Planning at AIC
The ability to plan a sequence of actions in order to reach a desired goal is one of the basic manifestation of intelligence, both natural and artificial. It is thus no surprise that planning has been studied in AI since its very beginning in the 60's and 70' with the STRIPS language and the well known A* algorithm. Both are used up to date, but with significant improvement in automated translation and invariant synthesis and automatically derived heuristics exploiting the problem structure. In our group we focus on the research of basic principles of classical planning and heuristics, but also on variants such as multi-agent planning and on the application of planning to real-world problems.
Research and Thesis Topics
- Use of invariants in optimal planning (graph theory, complexity theory)
- Integration of domain-specific solvers to improve the efficiency of classical planning on particular domains (puzzles, logistics, videogames)
- The use of machine learning techniques in planning and extraction of structural information (machine learning, deep learning, neural networks)
- Plan optimization
- Measuring and reducing privacy leakage (secure multiparty computation)
- Developing a privacy-preserving planner (cryptography, security)

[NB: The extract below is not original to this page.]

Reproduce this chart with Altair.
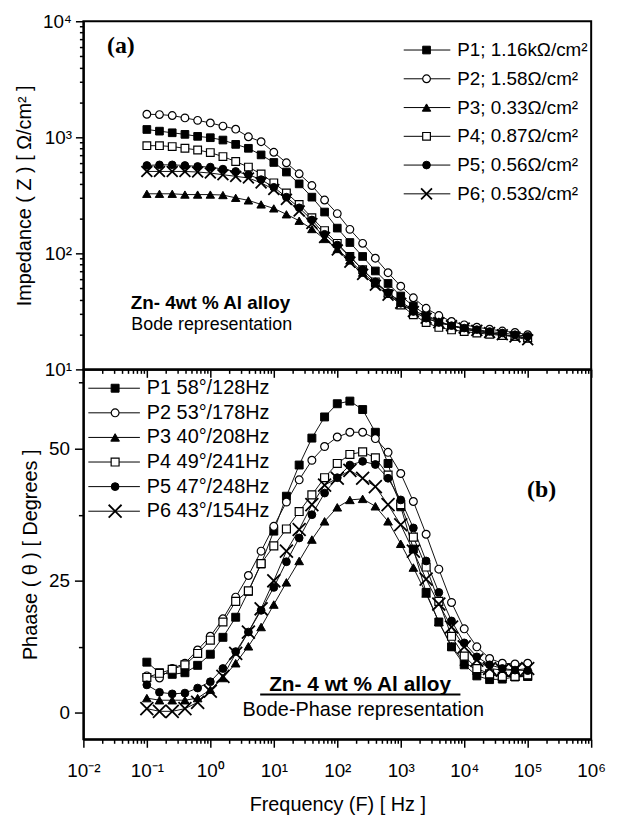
import altair as alt
import pandas as pd

# ---------------- data ----------------
freq = [0.1, 0.158, 0.251, 0.398, 0.631, 1, 1.58, 2.51, 3.98, 6.31,
        10, 15.8, 25.1, 39.8, 63.1, 100, 158, 251, 398, 631,
        1000, 1580, 2510, 3980, 6310, 10000, 15800, 25100, 39800, 63100, 100000]
series = ["P1", "P2", "P3", "P4", "P5", "P6"]

imp_P1 = [1168, 1130, 1094, 1060, 1019, 992, 947, 869, 804, 705,
          607, 502, 397, 305, 227, 165, 124, 94, 70.5, 55,
          42.9, 35.2, 29.5, 25.9, 23.8, 22.3, 21.2, 20.6, 19.9, 19.3, 18.6]
imp_P2 = [1580, 1570, 1540, 1470, 1400, 1330, 1250, 1175, 1010, 916,
          743, 603, 485, 384, 288, 220, 161, 122, 90.8, 68.1,
          52.1, 41.4, 33.6, 29.1, 25.9, 24.2, 23.1, 22.2, 21.4, 20.8, 19.9]
imp_P3 = [326, 326, 326, 321, 321, 321, 318, 301, 286, 264,
          244, 217, 191, 162, 133, 109, 86.8, 68.1, 55.0, 45.7,
          38.3, 32.5, 28.5, 25.9, 23.8, 22.3, 21.2, 20.6, 19.9, 19.3, 18.6]
imp_P4 = [847, 847, 832, 804, 778, 738, 682, 619, 554, 483,
          405, 332, 264, 203, 157, 122, 94, 72.3, 56.8, 45.1,
          35.9, 29.5, 25.3, 23.0, 21.9, 21.2, 20.6, 20.1, 19.6, 19.3, 18.6]
imp_P5 = [572, 579, 579, 572, 561, 554, 532, 508, 476, 432,
          371, 305, 247, 194, 146, 118, 94, 72.3, 56.8, 46.0,
          37.1, 31.5, 27.6, 25.3, 23.8, 22.7, 22.0, 21.2, 20.6, 19.9, 19.3]
imp_P6 = [508, 508, 508, 508, 502, 492, 476, 461, 446, 405,
          355, 292, 232, 181, 137, 107, 84, 65.9, 53.1, 43.6,
          37.1, 31.5, 27.6, 25.3, 23.8, 22.7, 21.7, 20.8, 19.9, 19.0, 18.0]

ph_P1 = [9.6, 7.6, 7.3, 7.6, 9.0, 11.1, 14.3, 18.1, 23.0, 28.2,
         34.4, 41.0, 46.9, 52.0, 56.0, 58.5, 59.0, 57.4, 53.1, 47.2,
         39.0, 31.0, 22.8, 17.2, 12.5, 9.1, 7.0, 6.3, 6.4, 6.8, 6.9]
ph_P2 = [7.0, 6.6, 8.4, 9.4, 11.9, 14.5, 17.8, 21.9, 26.0, 30.6,
         35.3, 39.9, 44.1, 47.8, 50.4, 52.2, 53.1, 53.1, 51.9, 49.3,
         45.3, 40.0, 33.8, 27.2, 20.9, 15.9, 12.5, 10.3, 9.4, 9.25, 9.4]
ph_P3 = [2.8, 2.4, 2.4, 2.4, 2.8, 4.4, 6.6, 9.4, 12.6, 16.25,
         20.5, 24.7, 28.75, 32.8, 36.25, 38.9, 40.3, 40.5, 39.1, 36.25,
         32.0, 27.5, 22.6, 17.2, 12.6, 9.7, 8.0, 7.2, 6.9, 6.9, 6.9]
ph_P4 = [6.7, 7.5, 8.25, 9.1, 11.25, 13.75, 17.2, 21.1, 23.1, 28.25,
         31.6, 34.8, 38.1, 41.25, 44.5, 47.2, 48.9, 49.4, 48.25, 45.0,
         39.4, 33.25, 27.6, 21.1, 14.5, 10.75, 8.4, 7.4, 6.9, 6.9, 7.2]
ph_P5 = [5.3, 3.9, 3.6, 3.75, 4.7, 5.9, 8.4, 11.6, 15.3, 19.4,
         23.75, 28.6, 33.1, 37.5, 41.6, 44.5, 46.9, 47.6, 47.0, 44.4,
         40.3, 35.0, 28.75, 22.8, 17.4, 13.25, 10.6, 9.1, 8.4, 8.1, 8.0]
ph_P6 = [0.8, 0.3, 0.3, 0.8, 2.0, 4.1, 6.9, 11.25, 15.3, 19.7,
         25.0, 30.6, 34.7, 39.4, 43.1, 44.4, 45.9, 44.4, 42.8, 39.4,
         35.6, 30.6, 25.3, 20.6, 16.25, 12.5, 10.0, 8.4, 8.1, 8.1, 8.4]

imp_labels = ["P1; 1.16kΩ/cm²", "P2; 1.58Ω/cm²", "P3; 0.33Ω/cm²",
              "P4; 0.87Ω/cm²", "P5; 0.56Ω/cm²", "P6; 0.53Ω/cm²"]
phase_labels = ["P1 58°/128Hz", "P2 53°/178Hz", "P3 40°/208Hz",
                "P4 49°/241Hz", "P5 47°/248Hz", "P6 43°/154Hz"]

imp_all = [imp_P1, imp_P2, imp_P3, imp_P4, imp_P5, imp_P6]
ph_all = [ph_P1, ph_P2, ph_P3, ph_P4, ph_P5, ph_P6]

df_imp = pd.DataFrame([{"s": s, "f": f, "v": v}
                       for s, vals in zip(series, imp_all) for f, v in zip(freq, vals)])
df_ph = pd.DataFrame([{"s": s, "f": f, "v": v}
                      for s, vals in zip(series, ph_all) for f, v in zip(freq, vals)])
leg_imp = pd.DataFrame({"s": series, "label": imp_labels, "row": list(range(6))})
leg_ph = pd.DataFrame({"s": series, "label": phase_labels, "row": list(range(6))})
one = pd.DataFrame({"k": [0]})

# ---------------- styling ----------------
FONT = "Liberation Sans"
XPATH = "M-1,-1L1,1M-1,1L1,-1"
STYLE = {
    "P1": dict(shape="square", fill="black", sw=1.0, top=60, bot=64),
    "P2": dict(shape="circle", fill="white", sw=1.2, top=60, bot=62),
    "P3": dict(shape="triangle-up", fill="black", sw=1.0, top=72, bot=76),
    "P4": dict(shape="square", fill="white", sw=1.2, top=60, bot=64),
    "P5": dict(shape="circle", fill="black", sw=1.0, top=60, bot=62),
    "P6": dict(shape=XPATH, fill="transparent", sw=1.8, top=120, bot=170),
}

xticks = [k * 10.0 ** d for d in range(-2, 6) for k in range(1, 10)] + [1e6]
yticks_log = [k * 10.0 ** d for d in range(1, 4) for k in range(1, 10)] + [1e4]

MAJ = "abs(log(datum.value)/LN10 - round(log(datum.value)/LN10)) < 0.001"
LOGLAB = (MAJ + " ? '10' + (round(log(datum.value)/LN10) < 0 ? '⁻' : '') + "
          "['⁰','¹','²','³','⁴','⁵','⁶','⁷','⁸','⁹'][abs(round(log(datum.value)/LN10))] : ''")
log_tick = {"condition": {"test": MAJ, "value": 8}, "value": 4}

xscale = alt.Scale(type="log", domain=[0.01, 1e6], nice=False)


def point_layers(data, x, y, which):
    out = []
    for s in series:
        st = STYLE[s]
        out.append(
            alt.Chart(data).transform_filter(alt.datum.s == s).mark_point(
                shape=st["shape"], size=st[which], fill=st["fill"], stroke="black",
                strokeWidth=st["sw"], opacity=1, fillOpacity=1
            ).encode(x=x, y=y)
        )
    return out


# ---------------- top panel ----------------
x_top = alt.X("f:Q", scale=xscale,
              axis=alt.Axis(values=xticks, labels=False, title=None, tickSize=log_tick))
y_top = alt.Y("v:Q", scale=alt.Scale(type="log", domain=[10, 1e4], nice=False),
              axis=alt.Axis(values=yticks_log, labelExpr=LOGLAB, tickSize=log_tick,
                            title="Impedance ( Z ) [ Ω/cm² ]", titlePadding=8,
                            labelPadding=4, labelOverlap=False, labelFlush=False))

lines_top = alt.Chart(df_imp).mark_line(color="#111", strokeWidth=1).encode(x=x_top, y=y_top, detail="s:N")
pts_top = point_layers(df_imp, x_top, y_top, "top")

lg_t = alt.Chart(leg_imp).transform_calculate(py="29 + datum.row * 29")
lg_t_rule = lg_t.mark_rule(color="black", strokeWidth=1).encode(
    x=alt.value(323), x2=alt.value(370), y=alt.Y("py:Q", scale=None))
lg_t_pts = point_layers(leg_imp.assign(py=[29 + r * 29 for r in range(6)]),
                        alt.value(346), alt.Y("py:Q", scale=None), "top")
lg_t_txt = lg_t.mark_text(align="left", baseline="middle", font=FONT, fontSize=19, color="black").encode(
    x=alt.value(377), y=alt.Y("py:Q", scale=None), text="label:N")

ann = alt.Chart(one)
ann_a = ann.mark_text(font="Liberation Serif", fontWeight="bold", fontSize=24, color="black").encode(
    x=alt.datum(0.039), y=alt.datum(6100), text=alt.value("(a)"))
ann_t1 = ann.mark_text(font=FONT, fontWeight="bold", fontSize=19, align="left", color="black").encode(
    x=alt.datum(0.056), y=alt.datum(37), text=alt.value("Zn- 4wt % Al alloy"))
ann_t2 = ann.mark_text(font=FONT, fontSize=18, align="left", color="black").encode(
    x=alt.datum(0.057), y=alt.datum(24.2), text=alt.value("Bode representation"))

top = alt.layer(lines_top, *pts_top, lg_t_rule, *lg_t_pts, lg_t_txt, ann_a, ann_t1, ann_t2).properties(
    width=512, height=351)

# ---------------- bottom panel ----------------
x_bot = alt.X("f:Q", scale=xscale,
              axis=alt.Axis(values=xticks, labelExpr=LOGLAB, tickSize=log_tick,
                            title="Frequency (F) [ Hz ]", titlePadding=15, labelPadding=14,
                            labelOverlap=False, labelFlush=False))
y_bot = alt.Y("v:Q", scale=alt.Scale(domain=[-5, 65], nice=False, zero=False),
              axis=alt.Axis(values=[0, 12.5, 25, 37.5, 50, 62.5],
                            labelExpr="datum.value % 25 == 0 ? datum.label : ''",
                            tickSize={"condition": {"test": "datum.value % 25 == 0", "value": 9}, "value": 5},
                            title="Phaase ( θ ) [ Degrees ]", titlePadding=8, labelPadding=5,
                            labelOverlap=False, labelFlush=False))

lines_bot = alt.Chart(df_ph).mark_line(color="#111", strokeWidth=1).encode(x=x_bot, y=y_bot, detail="s:N")
pts_bot = point_layers(df_ph, x_bot, y_bot, "bot")

lg_b = alt.Chart(leg_ph).transform_calculate(py="19 + datum.row * 24.8")
lg_b_rule = lg_b.mark_rule(color="black", strokeWidth=1).encode(
    x=alt.value(5), x2=alt.value(57), y=alt.Y("py:Q", scale=None))
lg_b_pts = point_layers(leg_ph.assign(py=[19 + r * 24.8 for r in range(6)]),
                        alt.value(32), alt.Y("py:Q", scale=None), "bot")
lg_b_txt = lg_b.mark_text(align="left", baseline="middle", font=FONT, fontSize=20, color="black").encode(
    x=alt.value(64), y=alt.Y("py:Q", scale=None), text="label:N")

ann_b = ann.mark_text(font="Liberation Serif", fontWeight="bold", fontSize=24, color="black").encode(
    x=alt.datum(1.66e5), y=alt.datum(42.2), text=alt.value("(b)"))
ann_b1 = ann.mark_text(font=FONT, fontWeight="bold", fontSize=21, color="black").encode(
    x=alt.datum(229), y=alt.datum(5.2), text=alt.value("Zn- 4 wt % Al alloy"))
ann_ul = ann.mark_rule(color="black", strokeWidth=2).encode(
    x=alt.datum(6.1), x2=alt.datum(8710), y=alt.datum(3.5))
ann_b2 = ann.mark_text(font=FONT, fontSize=20, color="black").encode(
    x=alt.datum(257), y=alt.datum(0.6), text=alt.value("Bode-Phase representation"))

bottom = alt.layer(lines_bot, *pts_bot, lg_b_rule, *lg_b_pts, lg_b_txt, ann_b, ann_b1, ann_ul, ann_b2).properties(
    width=512, height=373)

chart = alt.vconcat(top, bottom, spacing=0, bounds="flush", background="white").properties(
    padding={"left": 5, "top": 0, "right": 5, "bottom": 5}
).configure_view(stroke="black", strokeWidth=2).configure_axis(
    domainColor="black", domainWidth=2, tickColor="black", tickWidth=1.5,
    labelColor="black", titleColor="black", labelFont=FONT, titleFont=FONT,
    labelFontSize=19, titleFontSize=20, titleFontWeight="normal", grid=False
)

chart.save("out.html", embed_options={"renderer": "svg", "actions": False})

- Optimal multi-agent planning based on finite-state machine intersection
- Reasoning about time and resources
- Urban Traffic Control
Current projects and summer jobs
With possible extension to thesis topics.
Measure Privacy Leakage in Multi-Agent Planning
Privacy is one of the main reasons why multi-agent planning is used instead of classical centralized approaches, but its proper treatment has been neglected. Until we started to work on it. And now you can join us in the first ever effort to rigorously quantify and measure privacy leakage of existing algorithms and follow up on our successful publication track in the topic.
- Summer Job Task - Work on the implementation of our quantification metrics and privacy leakage detection algorithms in a state-of-the-art planner (C, Python) and measure the actual privacy leakage on a benchmark set.
- Thesis Task - Improve the privacy leakage detection algorithms, implement, evaluate and write a top-conference publication (and the thesis, by the way).
Implement a (Strong) Privacy-Preserving Planner
Related to the previous topic, there is no Multi-Agent planner actually using cryptographic primitives and tools (e.g., Sharemind) to plan while preserving privacy. You can be the first to pull it off.
- Summer Job Task - Implement our theoretical algorithms using existing state-of-the-art cryptographic tools and planning algorithms (whatever language you like + SecreC).
- Thesis Task - Improve, implement, evaluate and write a top-conference publication (and the thesis, yes, by the way).
Integration of Planning Models and Traffic Simulator (SUMO)
Automated planning techniques have shown their usefulness in traffic control. To investigate how they can influence traffic, they have to be integrated within a simulation framework.
- Summer Job Task - Implement a framework that integrates a planning component into the existing traffic simulator SUMO
- Thesis Task - Improve the planning models, evaluate the approach and write a top-conference publication (and the thesis, yes, by the way).
Temporal Planning Framework
Temporal planning despite its usefulness in practice is underrepresented in the planning community. The initial step is to provide an open framework that parses the planning task description (in PDDL 2.2) and provides a basic functionality over the elements (e.g. actions, predicates)
- Summer Job Task - Implement a parser for PDDL 2.2 and store the element (e.g. actions, predicates) into appropriately designed data structures. Then implement a basic functionality over these elements (e.g., instantiation, predicate achievement etc.)
- Thesis Task - Implement a planning technique (within the framework), evaluate the technique and write a top-conference publication (and the thesis, yes, by the way).
State Invariants for Classical Planning
State invariants are logical formulas that hold in every state reachable from the initial state by a sequence of applied operators. State invariants describe some intrinsic properties of the corresponding planning problem and can be useful in construction of admissible heuristics, pruning (reduction) of planning problems or detection of dead-end states.
This topic aims both at theoretical and practical results connected with inference and further application of state invariants. The student will study state-of-the-art methods used for solving domain-independent planning problems and propose improvements of these methods based on utilization of inferred state invariants. The improvements will be implemented and experimentally evaluated on standard benchmarks used in the planning community.